By James L. Curtis and Craig B. Simonsen

In the two years since the start of the Occupational Safety and Health Administration’s (OSHA) Severe Violator Enforcement Program (SVEP), CPL 02-00-149 (June 18, 2010), the list of severe violators has grown considerably. The SVEP Directive defines severe violators as those “employers who have demonstrated indifference to their OSH Act obligations by willful, repeated, or failure-to-abate violations.” In addition, the SVEP also created “a nationwide referral procedure in which OSHA may inspect related worksites/workplaces of a SVEP employer if OSHA identifies a broader pattern of non-compliance.”

According to OSHA’s SVEP log as of the end of June 2012, 330 establishments were designated as severe violators. Previously OSHA had reported that only about 180 employers had been cited under the program. Of note, Bloomburg BNA reports that “59 establishments that had been added to the list since the program’s June 2010 start have been removed after successfully appealing a citation that landed them in the program.” Daily Labor Report (July 26, 2012), no. 144.
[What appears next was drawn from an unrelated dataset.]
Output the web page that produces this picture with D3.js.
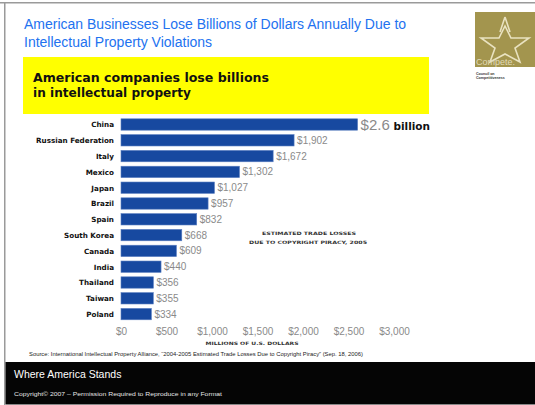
<!DOCTYPE html>
<html>
<head>
<meta charset="utf-8">
<script src="https://cdn.jsdelivr.net/npm/d3@7"></script>
<style>
  html, body { margin: 0; padding: 0; background: #fff; }
  svg { display: block; }
</style>
</head>
<body>
<svg id="chart" width="535" height="405"></svg>
<script>
// Estimated trade losses due to copyright piracy, 2005 (millions of US dollars)
const countries = ["China", "Russian Federation", "Italy", "Mexico", "Japan", "Brazil", "Spain",
  "South Korea", "Canada", "India", "Thailand", "Taiwan", "Poland"];
const losses = [2600, 1902, 1672, 1302, 1027, 957, 832, 668, 609, 440, 356, 355, 334];
const valueLabels = ["$2.6", "$1,902", "$1,672", "$1,302", "$1,027", "$957", "$832",
  "$668", "$609", "$440", "$356", "$355", "$334"];
const tickValues = [0, 500, 1000, 1500, 2000, 2500, 3000];

const svg = d3.select("#chart");
const SANS = "Liberation Sans, Arial, sans-serif";
const HEAVY = "DejaVu Sans, sans-serif";

// slide frame
svg.append("rect").attr("x", 0).attr("y", 0).attr("width", 535).attr("height", 405).attr("fill", "#fff");
svg.append("rect").attr("x", 0).attr("y", 2).attr("width", 535).attr("height", 1.5).attr("fill", "#9a9a9a");
svg.append("rect").attr("x", 4).attr("y", 2).attr("width", 1.5).attr("height", 403).attr("fill", "#9a9a9a");

// slide title
const title = svg.append("text")
  .attr("font-family", SANS)
  .attr("font-size", 14)
  .attr("fill", "#2272f0");
title.append("tspan").attr("x", 24).attr("y", 29).text("American Businesses Lose Billions of Dollars Annually Due to");
title.append("tspan").attr("x", 24).attr("y", 46.5).text("Intellectual Property Violations");

// logo block
const logo = svg.append("g");
logo.append("rect").attr("x", 475).attr("y", 12).attr("width", 60).attr("height", 55).attr("fill", "#a3954e");
logo.append("path")
  .attr("d", "M505,17 L500,32 M505,17 L510,32 M481,38 L499,38 L505,26 L511,38 L529,38 L515,48 L520,62 L505,54 L490,62 L495,48 Z")
  .attr("fill", "none").attr("stroke", "#e9e2c0").attr("stroke-width", 1.6);
logo.append("text").attr("x", 476).attr("y", 65).attr("font-family", SANS)
  .attr("font-size", 9).attr("fill", "#e0dab8").text("Compete.");
logo.append("text").attr("x", 476).attr("y", 75).attr("font-family", SANS)
  .attr("font-size", 3.6).attr("font-weight", "bold").attr("fill", "#333").text("Council on");
logo.append("text").attr("x", 476).attr("y", 79).attr("font-family", SANS)
  .attr("font-size", 3.6).attr("font-weight", "bold").attr("fill", "#333").text("Competitiveness");

// yellow headline box
svg.append("rect").attr("x", 23).attr("y", 57).attr("width", 406).attr("height", 57).attr("fill", "#ffff00");
const head = svg.append("text")
  .attr("font-family", HEAVY)
  .attr("font-size", 13).attr("font-weight", "bold").attr("fill", "#111");
head.append("tspan").attr("x", 33).attr("y", 82).attr("textLength", 236)
  .attr("lengthAdjust", "spacingAndGlyphs").text("American companies lose billions");
head.append("tspan").attr("x", 33).attr("y", 97).attr("textLength", 158)
  .attr("lengthAdjust", "spacingAndGlyphs").text("in intellectual property");

// scales
const x = d3.scaleLinear().domain([0, 3000]).range([121, 394]);
const y = d3.scaleBand().domain(countries).range([116.6, 322]).paddingInner(0.28).paddingOuter(0.14);

const data = countries.map((c, i) => ({ country: c, value: losses[i], label: valueLabels[i] }));

// bars
svg.append("g").selectAll("rect").data(data).join("rect")
  .attr("x", x(0))
  .attr("y", d => y(d.country))
  .attr("width", d => x(d.value) - x(0))
  .attr("height", y.bandwidth())
  .attr("fill", "#1749a0")
  .attr("stroke", "#5b7fc0").attr("stroke-width", 0.6);

// category labels
svg.append("g").selectAll("text").data(data).join("text")
  .attr("x", 114)
  .attr("y", d => y(d.country) + y.bandwidth() / 2 + 2.8)
  .attr("text-anchor", "end")
  .attr("font-family", HEAVY)
  .attr("font-size", 7.2).attr("font-weight", "bold").attr("fill", "#111")
  .text(d => d.country);

// value labels
svg.append("g").selectAll("text").data(data).join("text")
  .attr("x", d => x(d.value) + 3)
  .attr("y", d => y(d.country) + y.bandwidth() / 2 + (d.country === "China" ? 5 : 3.5))
  .attr("font-family", SANS)
  .attr("font-size", d => d.country === "China" ? 15 : 10)
  .attr("fill", "#8a8a8a")
  .text(d => d.label)
  .each(function (d) {
    if (d.country === "China") {
      d3.select(this).append("tspan")
        .attr("font-family", HEAVY)
        .attr("font-size", 10.5).attr("font-weight", "bold").attr("fill", "#111")
        .text(" billion");
    }
  });

// x axis
const axis = svg.append("g").attr("transform", "translate(0,322)")
  .call(d3.axisBottom(x).tickValues(tickValues).tickSize(0).tickPadding(6)
    .tickFormat(d => "$" + d3.format(",")(d)));
axis.select(".domain").remove();
axis.selectAll("text")
  .attr("font-family", SANS)
  .attr("font-size", 10).attr("fill", "#8a8a8a");

svg.append("text").attr("x", 252).attr("y", 345).attr("text-anchor", "middle")
  .attr("font-family", HEAVY)
  .attr("font-size", 4.5).attr("font-weight", "bold").attr("fill", "#333")
  .attr("textLength", 93).attr("lengthAdjust", "spacingAndGlyphs").text("MILLIONS OF U.S. DOLLARS");

// chart annotation
const note = svg.append("text").attr("text-anchor", "middle")
  .attr("font-family", HEAVY)
  .attr("font-size", 4.5).attr("font-weight", "bold").attr("fill", "#333");
note.append("tspan").attr("x", 309).attr("y", 235).attr("textLength", 94)
  .attr("lengthAdjust", "spacingAndGlyphs").text("ESTIMATED TRADE LOSSES");
note.append("tspan").attr("x", 308).attr("y", 243.5).attr("textLength", 118)
  .attr("lengthAdjust", "spacingAndGlyphs").text("DUE TO COPYRIGHT PIRACY, 2005");

// source
svg.append("text").attr("x", 29).attr("y", 355.5)
  .attr("font-family", SANS)
  .attr("font-size", 5.5).attr("fill", "#222")
  .attr("textLength", 334).attr("lengthAdjust", "spacingAndGlyphs")
  .text("Source: International Intellectual Property Alliance, \u201C2004-2005 Estimated Trade Losses Due to Copyright Piracy\u201D (Sep. 18, 2006)");

// footer band
svg.append("rect").attr("x", 5.5).attr("y", 362).attr("width", 529.5).attr("height", 42).attr("fill", "#050505");
svg.append("rect").attr("x", 5.5).attr("y", 404).attr("width", 529.5).attr("height", 1).attr("fill", "#888");
svg.append("text").attr("x", 14).attr("y", 377.5)
  .attr("font-family", SANS)
  .attr("font-size", 10.5).attr("fill", "#fff").text("Where America Stands");
svg.append("text").attr("x", 14).attr("y", 395.5)
  .attr("font-family", SANS)
  .attr("font-size", 6).attr("fill", "#e6e6e6")
  .attr("textLength", 208).attr("lengthAdjust", "spacingAndGlyphs")
  .text("Copyright\u00A9 2007 \u2013 Permission Required to Reproduce in any Format");
</script>
</body>
</html>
The SVEP is consistent with OSHA’s revised penalty policy, numerous emphasis programs, and changes to OSHA’s Whistleblower Special Investigations Manual, all of which favor stringent enforcement over cooperative programs. As a nationwide referral under the SVEP can lead to substantial costs and OSHA inspections at company facilities across the country, it is ever more important to be vigilant in carefully reviewing and responding to OSHA citations.